4 – Bir ders öğrenilene kadar tekrar edilir.
Bu ders
ta ki siz öğrenene kadar size çeşitli biçimlerde anlatılır.
Ancak ondan sonra
bir sonraki derse geçebilirsiniz.
 
5 – Eğer kolay dersleri öğrenemezseniz bu
dersler giderek zorlaşırlar.
Dışsal sorunlar içsel durumunuzun kesin bir
yansımasıdır.
İçsel engelleri ortadan kaldırdığınız zaman dış dünyanız
değişir.
Acı evrenin sizin dikkatinizi çekme şeklidir.
 
6 – Davranışlarınız
değiştiği zaman bir dersi öğrenmiş olduğunuzu anlarsınız.
Bilgelik
egzersizdir. 
Bir şeyin bir parçası, hiç bir şeyin bir çoğundan daha iyidir.
 
7 – Buradan daha iyi bir orası yoktur.
Orası dediğiniz yer; burası olduğu zaman, gene buraya kıyasla daha iyiymiş gibi görünen bir orası
olacaktır.
 
8 – Diğer insanlar yalnızca sizin aynanızdırlar.
Diğer bir kişinin
bir yönü, 
sizin kendinizde sevdiğiniz ya da nefret ettiğiniz bir
yönünüzü yansıtmadıkça, onu sevmeniz ya da ondan nefret etmeniz mümkün
değildir.
 
9 – Yaşamınız size bağlıdır.
Yaşam size tuvali sunar, resmi siz yaparsınız.

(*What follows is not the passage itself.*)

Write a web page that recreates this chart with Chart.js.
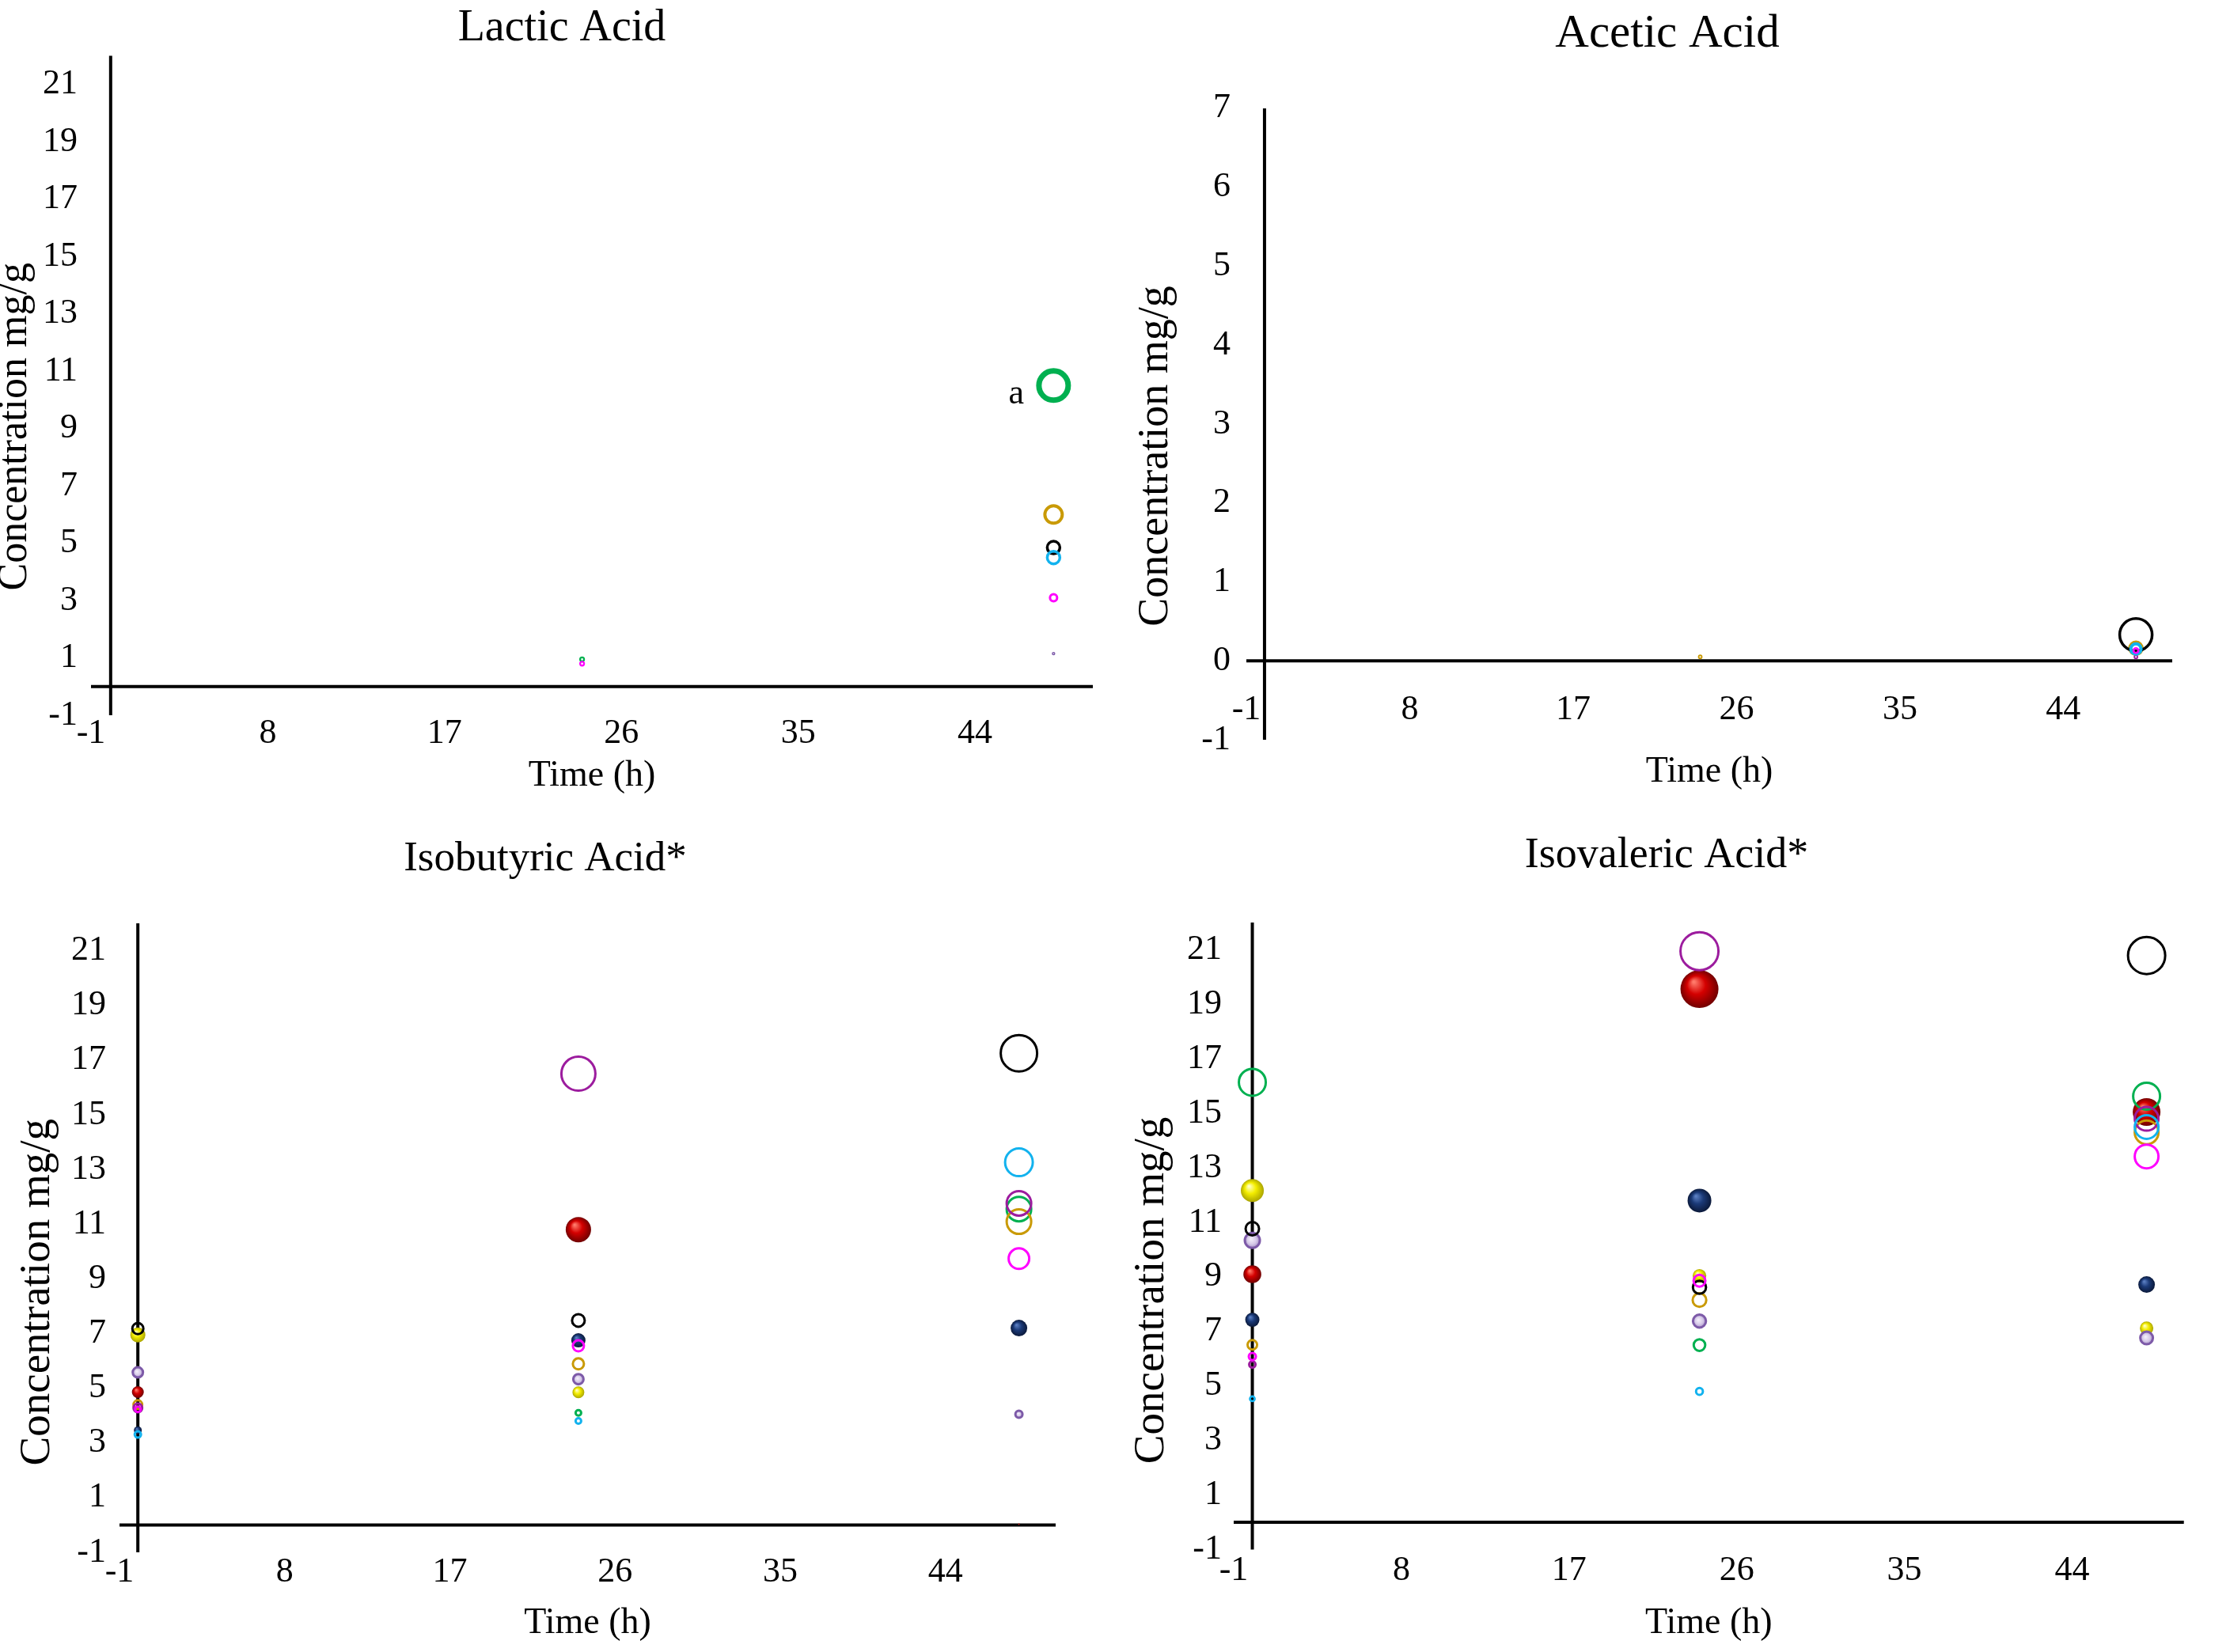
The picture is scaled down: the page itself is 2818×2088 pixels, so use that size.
<!DOCTYPE html>
<html>
<head>
<meta charset="utf-8">
<script src="https://cdn.jsdelivr.net/npm/chart.js@4.4.1/dist/chart.umd.min.js"></script>
<style>
  html, body { margin: 0; padding: 0; background: #ffffff; }
  #wrap { position: relative; width: 2818px; height: 2088px; overflow: hidden; background: #ffffff; }
  canvas { position: absolute; }
</style>
</head>
<body>
<div id="wrap">
  <canvas id="c1"></canvas>
  <canvas id="c2"></canvas>
  <canvas id="c3"></canvas>
  <canvas id="c4"></canvas>
</div>
<script>
// ---------------- DATA ----------------
const times = [0, 24, 48];                       // sampling times (h)
const xTickValues = [-1, 8, 17, 26, 35, 44];
const yTicksWide = [-1, 1, 3, 5, 7, 9, 11, 13, 15, 17, 19, 21];
const yTicksAcetic = [-1, 0, 1, 2, 3, 4, 5, 6, 7];

// series order (first one is drawn on top)
const seriesNames = ['magenta', 'cyan', 'purple', 'black', 'gold', 'green', 'lavender', 'yellow', 'navy', 'red'];

// concentrations (mg/g) per series at 0, 24, 48 h; bubble sizes per point
const lacticConc = [
  [null, 0.8, 3.1], [null, null, 4.5], [null, null, null], [null, null, 4.85], [null, null, 6.0],
  [null, 0.95, 10.5], [null, null, 1.15], [null, null, null], [null, null, null], [null, null, null]
];
const lacticSize = [
  [null, 2.5, 4.5], [null, null, 8], [null, null, null], [null, null, 8], [null, null, 11],
  [null, 2.5, 18.5], [null, null, 1.5], [null, null, null], [null, null, null], [null, null, null]
];

const aceticConc = [
  [null, null, 0.13], [null, null, 0.15], [null, null, 0.05], [null, null, 0.33], [null, 0.05, 0.16],
  [null, null, null], [null, null, null], [null, null, null], [null, null, null], [null, null, null]
];
const aceticSize = [
  [null, null, 3], [null, null, 6.5], [null, null, 2], [null, null, 20.5], [null, 2, 8],
  [null, null, null], [null, null, null], [null, null, null], [null, null, null], [null, null, null]
];

const isobutyricConc = [
  [4.23, 6.55, 9.74], [3.31, 3.8, 13.26], [4.28, 16.5, 11.76], [7.18, 7.48, 17.25], [4.4, 5.89, 11.09],
  [null, 4.1, 11.55], [5.58, 5.33, 4.05], [6.95, 4.85, null], [3.46, 6.75, 7.2], [4.86, 10.8, 0.03]
];
const isobutyricSize = [
  [3.5, 7, 13], [4, 3.5, 17.5], [5.5, 21.5, 15.5], [7, 8, 23], [5.5, 7, 15.5],
  [null, 3.5, 15.5], [6.5, 6.5, 4.5], [9.5, 7.5, null], [5, 9, 10.5], [7.5, 16, 1]
];

const isovalericConc = [
  [6.08, 8.86, 13.42], [4.53, 4.8, 14.5], [5.79, 20.95, 14.8], [10.77, 8.62, 20.79], [6.51, 8.15, 14.3],
  [16.14, 6.5, 15.63], [10.34, 7.38, 6.76], [12.17, 9.04, 7.12], [7.43, 11.8, 8.72], [9.1, 19.56, 15.05]
];
const isovalericSize = [
  [4.5, 7.5, 15], [3, 4.3, 15], [4, 24, 15], [8.5, 8.3, 23.5], [6, 8.6, 15],
  [17, 7.3, 17], [9.5, 8.2, 8], [14.5, 8.6, 8.5], [9, 15, 10.5], [11.3, 24, 17.5]
];

// ---------------- STYLES ----------------
const FONT = "'Liberation Serif', 'Times New Roman', serif";

function sphereFill(light, base, dark) {
  return (c) => {
    const raw = c.raw, chart = c.chart;
    if (!raw || !chart.chartArea) return base;
    const px = chart.scales.x.getPixelForValue(raw.x);
    const py = chart.scales.y.getPixelForValue(raw.y);
    const r = raw.r;
    const g = chart.ctx.createRadialGradient(px - r * 0.3, py - r * 0.38, r * 0.05, px, py, r * 1.02);
    g.addColorStop(0, light);
    g.addColorStop(0.45, base);
    g.addColorStop(1, dark);
    return g;
  };
}
function lavenderFill(c) {
  const raw = c.raw, chart = c.chart;
  if (!raw || !chart.chartArea) return '#d8cce8';
  const px = chart.scales.x.getPixelForValue(raw.x);
  const py = chart.scales.y.getPixelForValue(raw.y);
  const r = raw.r;
  const g = chart.ctx.createRadialGradient(px - r * 0.2, py - r * 0.2, 0, px, py, r);
  g.addColorStop(0, '#f6f2fb');
  g.addColorStop(0.6, '#d6c9e8');
  g.addColorStop(1, '#a58fc6');
  return g;
}

const seriesStyle = {
  magenta:  { border: '#ff00ff', fill: 'rgba(0,0,0,0)', ring: true },
  cyan:     { border: '#12b2ee', fill: 'rgba(0,0,0,0)', ring: true },
  purple:   { border: '#9c1c9e', fill: 'rgba(0,0,0,0)', ring: true },
  black:    { border: '#000000', fill: 'rgba(0,0,0,0)', ring: true },
  gold:     { border: '#c99a06', fill: 'rgba(0,0,0,0)', ring: true },
  green:    { border: '#00b050', fill: 'rgba(0,0,0,0)', ring: true },
  lavender: { border: '#7d5aa8', fill: lavenderFill, ring: true },
  yellow:   { border: 'rgba(0,0,0,0)', fill: sphereFill('#ffffc8', '#f4ee00', '#a9a300'), ring: false },
  navy:     { border: 'rgba(0,0,0,0)', fill: sphereFill('#5b7fc2', '#1b3a78', '#0a1838'), ring: false },
  red:      { border: 'rgba(0,0,0,0)', fill: sphereFill('#ff7a6a', '#d40000', '#6e0000'), ring: false }
};

const axisLines = {
  id: 'axisLines',
  beforeDatasetsDraw(chart) {
    const { ctx, chartArea: a, scales: { x, y } } = chart;
    const x0 = x.getPixelForValue(0);
    const y0 = y.getPixelForValue(0);
    ctx.save();
    ctx.strokeStyle = '#000';
    ctx.lineWidth = 4;
    ctx.beginPath();
    ctx.moveTo(a.left, y0); ctx.lineTo(a.right, y0);
    ctx.moveTo(x0, a.top); ctx.lineTo(x0, a.bottom);
    ctx.stroke();
    ctx.restore();
  }
};

const noteA = {
  id: 'noteA',
  afterDatasetsDraw(chart, args, opts) {
    if (!opts || !opts.text) return;
    const meta = chart.getDatasetMeta(opts.dataset);
    const el = meta && meta.data[opts.index];
    if (!el) return;
    const ctx = chart.ctx;
    ctx.save();
    ctx.fillStyle = '#000';
    ctx.font = `${opts.size}px ${FONT}`;
    ctx.textAlign = 'center';
    ctx.textBaseline = 'middle';
    ctx.fillText(opts.text, el.x + opts.dx, el.y + opts.dy);
    ctx.restore();
  }
};

function buildDatasets(conc, size, ringW) {
  return seriesNames.map((name, s) => {
    const st = seriesStyle[name];
    const pts = [];
    times.forEach((t, i) => {
      if (conc[s][i] !== null) pts.push({ x: t, y: conc[s][i], r: size[s][i] });
    });
    const bw = st.ring ? ((ringW && ringW[name]) || 3) : 0;
    return {
      label: name,
      data: pts,
      borderColor: st.border,
      backgroundColor: st.fill,
      borderWidth: (c) => (c.raw ? Math.min(bw, Math.max(1.2, c.raw.r * 0.9)) : bw),
      hoverRadius: 0,
      hoverBorderWidth: 0,
      pointStyle: 'circle'
    };
  });
}

function makeChart(p) {
  const cv = document.getElementById(p.id);
  cv.width = p.width; cv.height = p.height;
  cv.style.left = p.left + 'px'; cv.style.top = p.top + 'px';
  cv.style.width = p.width + 'px'; cv.style.height = p.height + 'px';
  return new Chart(cv, {
    type: 'bubble',
    data: { datasets: buildDatasets(p.conc, p.size, p.ringW) },
    plugins: [axisLines, noteA],
    options: {
      responsive: false,
      animation: false,
      devicePixelRatio: 1,
      events: [],
      layout: { padding: { left: p.padLeft, top: 0, bottom: 0, right: p.padRight } },
      plugins: {
        legend: { display: false },
        tooltip: { enabled: false },
        title: {
          display: true, text: p.title, color: '#000',
          font: { family: FONT, size: p.titleSize, weight: 'normal', lineHeight: 1.1 },
          padding: { top: p.titlePad[0], bottom: p.titlePad[1] }
        },
        noteA: p.note || {}
      },
      scales: {
        x: {
          type: 'linear', position: 'bottom', min: -1, max: 50,
          afterBuildTicks: (s) => { s.ticks = xTickValues.map(v => ({ value: v })); },
          afterFit: (s) => { s.height = p.xBottom; },
          grid: { display: false }, border: { display: false },
          ticks: {
            color: '#000', autoSkip: false, maxRotation: 0, mirror: true, padding: p.xTickPad,
            font: { family: FONT, size: 44 }, callback: (v) => String(v)
          },
          title: {
            display: true, text: 'Time (h)', color: '#000',
            font: { family: FONT, size: 46 }, padding: { top: 0, bottom: p.xTitlePad }
          }
        },
        y: {
          type: 'linear', position: 'left', min: -1, max: p.yMax,
          afterBuildTicks: (s) => { s.ticks = p.yTicks.map(v => ({ value: v })); },
          afterFit: (s) => { s.width = p.yLeft; },
          grid: { display: false }, border: { display: false },
          ticks: {
            color: '#000', autoSkip: false, padding: p.yTickPad,
            font: { family: FONT, size: 44 }, callback: (v) => String(v)
          },
          title: {
            display: true, text: 'Concentration mg/g' + ' '.repeat(p.ySpaces), color: '#000',
            font: { family: FONT, size: p.yTitleSize, lineHeight: 1 },
            padding: { top: p.yTitlePad, bottom: 0 }
          }
        }
      }
    }
  });
}

const panels = [
  { id: 'c1', left: 0, top: 0, width: 1422, height: 1044, title: 'Lactic Acid', titleSize: 56, titlePad: [5, 4],
    yMax: 22, yTicks: yTicksWide, padLeft: 39, yLeft: 76, padRight: 41, xBottom: 140, xTickPad: -49.8, xTitlePad: 35,
    yTickPad: 9, yTitleSize: 52, yTitlePad: -46, ySpaces: 8, conc: lacticConc, size: lacticSize,
    ringW: { green: 7, gold: 4, black: 3.5, cyan: 3.5, magenta: 3 },
    note: { text: 'a', dataset: seriesNames.indexOf('green'), index: 1, dx: -47, dy: 11, size: 44 } },
  { id: 'c2', left: 1409, top: 0, width: 1402, height: 1044, title: 'Acetic Acid', titleSize: 59, titlePad: [11.5, 60.5],
    yMax: 7, yTicks: yTicksAcetic, padLeft: 60, yLeft: 106, padRight: 66, xBottom: 109, xTickPad: 10.8, xTitlePad: 40,
    yTickPad: 12, yTitleSize: 54, yTitlePad: -35, ySpaces: 6, conc: aceticConc, size: aceticSize,
    ringW: { black: 3.5, cyan: 4, gold: 3.5, magenta: 3 } },
  { id: 'c3', left: 0, top: 1044, width: 1378, height: 1044, title: 'Isobutyric Acid*', titleSize: 53, titlePad: [12.8, 51.9],
    yMax: 22, yTicks: yTicksWide, padLeft: 44, yLeft: 107, padRight: 44, xBottom: 126, xTickPad: -51.6, xTitlePad: 8,
    yTickPad: 9, yTitleSize: 55, yTitlePad: -24, ySpaces: 10, conc: isobutyricConc, size: isobutyricSize },
  { id: 'c4', left: 1409, top: 1044, width: 1398, height: 1044, title: 'Isovaleric Acid*', titleSize: 54, titlePad: [8.3, 54.3],
    yMax: 22, yTicks: yTicksWide, padLeft: 43.3, yLeft: 106.7, padRight: 47.3, xBottom: 129.5, xTickPad: -53, xTitlePad: 8,
    yTickPad: 7, yTitleSize: 55, yTitlePad: -24.3, ySpaces: 10, conc: isovalericConc, size: isovalericSize }
];

panels.forEach(makeChart);
</script>
</body>
</html>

Yaşamınıza sahip çıkın yoksa başkası
sahip çıkacaktır.
 
10 – Daima ne isterseniz onu alırsınız.
Bilinçaltınız
kendinize çektiğiniz enerjileri; 
deneyimleri ve insanları doğrulukla belirler, dolayısıyla ne istediğinizi bilmenin en güvenilir yolu, neye sahip olduğunuzu görebilmektir. 
Kurbanlar yoktur, yalnızca öğrenciler vardır.
 
11 – Doğru ya da yanlış yoktur.
Ama sonuçlar vardır.
Ahlaki yaklaşımların faydası olmaz.
Yargılamalar ise
yalnızca davranış kalıplarını korumak içindir.
Yalnızca yapabildiğinizin en
iyisini yapın.
 
12 – Cevaplar kendi içinizdedir.
Hiç sordun mu kendine; ”nasılsın” diye?
Hiç ”günaydın” dedin mi; aynada ki sana gülümseyerek?
İyi uykular temennisinde
bulundun mu peki? 
Hep başkalarını merak ettin değil mi?